### What the exercise asks:
Set down only the lines running from the one with "Recreate this image" to the one with "const yTicks = [0, 2, 4, 6, 8, 10, 12];", both lines included, exactly as they stand, please.
— start Provided records —
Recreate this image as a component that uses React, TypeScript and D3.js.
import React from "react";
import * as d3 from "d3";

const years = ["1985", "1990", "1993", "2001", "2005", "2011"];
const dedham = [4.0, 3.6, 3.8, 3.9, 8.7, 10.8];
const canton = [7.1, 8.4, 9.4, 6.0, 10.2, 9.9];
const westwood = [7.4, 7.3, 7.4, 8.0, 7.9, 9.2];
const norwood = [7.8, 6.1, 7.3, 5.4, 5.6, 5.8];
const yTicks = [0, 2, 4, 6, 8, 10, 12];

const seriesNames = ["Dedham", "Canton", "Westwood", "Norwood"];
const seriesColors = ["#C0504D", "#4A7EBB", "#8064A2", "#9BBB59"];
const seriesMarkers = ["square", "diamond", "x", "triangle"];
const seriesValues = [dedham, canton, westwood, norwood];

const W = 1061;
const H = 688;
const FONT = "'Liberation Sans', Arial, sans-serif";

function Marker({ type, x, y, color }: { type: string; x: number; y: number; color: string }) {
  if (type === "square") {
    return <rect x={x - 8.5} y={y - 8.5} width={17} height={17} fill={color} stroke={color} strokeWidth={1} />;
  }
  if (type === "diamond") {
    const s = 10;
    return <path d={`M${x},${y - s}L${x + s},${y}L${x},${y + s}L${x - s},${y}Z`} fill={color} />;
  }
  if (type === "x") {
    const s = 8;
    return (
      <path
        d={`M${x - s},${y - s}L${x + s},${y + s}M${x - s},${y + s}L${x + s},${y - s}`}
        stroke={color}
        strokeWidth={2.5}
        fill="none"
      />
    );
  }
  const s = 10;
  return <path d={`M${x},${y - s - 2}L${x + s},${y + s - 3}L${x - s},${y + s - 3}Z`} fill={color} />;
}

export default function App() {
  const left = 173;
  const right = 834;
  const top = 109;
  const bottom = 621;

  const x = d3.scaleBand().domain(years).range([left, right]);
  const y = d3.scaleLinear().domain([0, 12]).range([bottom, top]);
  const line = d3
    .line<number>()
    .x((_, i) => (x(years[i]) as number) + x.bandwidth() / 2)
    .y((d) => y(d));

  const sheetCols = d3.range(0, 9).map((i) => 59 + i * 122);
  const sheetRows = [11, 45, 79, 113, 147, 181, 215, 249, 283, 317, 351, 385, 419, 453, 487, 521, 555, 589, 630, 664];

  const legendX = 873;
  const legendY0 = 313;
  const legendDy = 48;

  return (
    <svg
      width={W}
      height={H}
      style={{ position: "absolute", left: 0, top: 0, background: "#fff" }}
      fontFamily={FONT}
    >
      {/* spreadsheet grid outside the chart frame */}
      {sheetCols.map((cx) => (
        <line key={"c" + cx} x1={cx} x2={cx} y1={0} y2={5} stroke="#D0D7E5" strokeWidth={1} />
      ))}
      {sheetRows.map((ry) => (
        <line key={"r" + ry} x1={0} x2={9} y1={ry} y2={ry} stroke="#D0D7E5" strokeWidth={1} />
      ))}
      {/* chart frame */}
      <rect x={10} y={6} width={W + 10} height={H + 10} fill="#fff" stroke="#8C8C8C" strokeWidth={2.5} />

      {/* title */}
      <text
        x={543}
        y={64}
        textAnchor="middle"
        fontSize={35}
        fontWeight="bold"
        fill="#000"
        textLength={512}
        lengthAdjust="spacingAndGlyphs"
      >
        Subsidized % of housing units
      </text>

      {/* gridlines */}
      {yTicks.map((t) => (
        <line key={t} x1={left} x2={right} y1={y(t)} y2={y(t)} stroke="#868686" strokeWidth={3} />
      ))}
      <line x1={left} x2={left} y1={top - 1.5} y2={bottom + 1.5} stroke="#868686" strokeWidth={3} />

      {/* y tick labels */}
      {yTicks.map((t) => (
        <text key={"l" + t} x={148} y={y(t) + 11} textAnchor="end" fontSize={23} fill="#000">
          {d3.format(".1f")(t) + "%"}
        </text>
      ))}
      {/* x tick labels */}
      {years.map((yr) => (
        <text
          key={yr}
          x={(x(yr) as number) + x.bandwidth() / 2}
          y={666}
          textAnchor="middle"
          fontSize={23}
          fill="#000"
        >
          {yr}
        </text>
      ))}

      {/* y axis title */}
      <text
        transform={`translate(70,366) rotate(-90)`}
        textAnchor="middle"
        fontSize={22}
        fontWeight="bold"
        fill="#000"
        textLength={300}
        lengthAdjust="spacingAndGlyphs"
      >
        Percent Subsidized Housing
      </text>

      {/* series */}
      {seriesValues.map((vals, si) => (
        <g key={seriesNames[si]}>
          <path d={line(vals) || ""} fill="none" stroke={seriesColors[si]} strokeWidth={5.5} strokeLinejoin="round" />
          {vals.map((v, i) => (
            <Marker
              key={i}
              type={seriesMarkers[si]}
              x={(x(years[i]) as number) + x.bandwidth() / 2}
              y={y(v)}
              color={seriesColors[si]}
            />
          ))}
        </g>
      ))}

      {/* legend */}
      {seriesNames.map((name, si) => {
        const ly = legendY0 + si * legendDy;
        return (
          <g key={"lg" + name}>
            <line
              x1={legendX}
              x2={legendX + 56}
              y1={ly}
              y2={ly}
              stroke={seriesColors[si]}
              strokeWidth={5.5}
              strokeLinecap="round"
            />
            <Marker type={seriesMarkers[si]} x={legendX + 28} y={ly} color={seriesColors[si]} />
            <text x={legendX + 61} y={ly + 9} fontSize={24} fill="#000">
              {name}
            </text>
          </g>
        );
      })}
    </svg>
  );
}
— end Provided records —
— start Provided records —
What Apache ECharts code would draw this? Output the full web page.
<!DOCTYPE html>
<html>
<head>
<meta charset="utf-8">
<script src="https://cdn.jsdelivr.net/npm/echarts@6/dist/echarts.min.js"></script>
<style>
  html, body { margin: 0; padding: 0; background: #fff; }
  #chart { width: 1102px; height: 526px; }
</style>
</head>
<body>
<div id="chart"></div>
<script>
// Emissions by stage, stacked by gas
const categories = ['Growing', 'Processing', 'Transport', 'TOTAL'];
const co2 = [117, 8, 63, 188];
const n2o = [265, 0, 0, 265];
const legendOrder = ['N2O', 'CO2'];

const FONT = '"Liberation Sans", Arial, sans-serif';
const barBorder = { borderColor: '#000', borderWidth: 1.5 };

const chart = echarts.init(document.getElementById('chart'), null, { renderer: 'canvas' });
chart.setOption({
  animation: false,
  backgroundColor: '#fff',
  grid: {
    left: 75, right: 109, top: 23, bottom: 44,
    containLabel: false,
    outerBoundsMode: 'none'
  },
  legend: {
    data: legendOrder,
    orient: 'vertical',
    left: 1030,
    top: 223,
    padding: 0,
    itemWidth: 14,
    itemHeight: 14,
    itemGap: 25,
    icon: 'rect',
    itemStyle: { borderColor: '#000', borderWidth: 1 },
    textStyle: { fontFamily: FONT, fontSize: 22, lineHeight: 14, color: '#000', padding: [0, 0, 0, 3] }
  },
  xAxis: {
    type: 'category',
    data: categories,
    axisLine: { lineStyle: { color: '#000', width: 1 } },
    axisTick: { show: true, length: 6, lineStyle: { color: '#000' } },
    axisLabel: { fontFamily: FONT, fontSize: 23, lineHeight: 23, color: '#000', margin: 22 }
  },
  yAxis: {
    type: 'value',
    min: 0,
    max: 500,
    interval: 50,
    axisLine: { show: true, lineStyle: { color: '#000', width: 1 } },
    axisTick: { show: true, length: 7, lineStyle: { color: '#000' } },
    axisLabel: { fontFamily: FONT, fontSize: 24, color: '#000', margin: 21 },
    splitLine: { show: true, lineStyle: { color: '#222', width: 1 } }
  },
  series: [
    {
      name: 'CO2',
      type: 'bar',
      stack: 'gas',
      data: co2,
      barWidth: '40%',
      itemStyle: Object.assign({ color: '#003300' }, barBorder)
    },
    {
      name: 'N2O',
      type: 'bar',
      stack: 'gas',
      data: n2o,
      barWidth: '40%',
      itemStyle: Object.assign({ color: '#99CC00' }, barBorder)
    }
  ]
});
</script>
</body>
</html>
— end Provided records —
### Reply:
Recreate this image as a component that uses React, TypeScript and D3.js.
import React from "react";
import * as d3 from "d3";

const years = ["1985", "1990", "1993", "2001", "2005", "2011"];
const dedham = [4.0, 3.6, 3.8, 3.9, 8.7, 10.8];
const canton = [7.1, 8.4, 9.4, 6.0, 10.2, 9.9];
const westwood = [7.4, 7.3, 7.4, 8.0, 7.9, 9.2];
const norwood = [7.8, 6.1, 7.3, 5.4, 5.6, 5.8];
const yTicks = [0, 2, 4, 6, 8, 10, 12];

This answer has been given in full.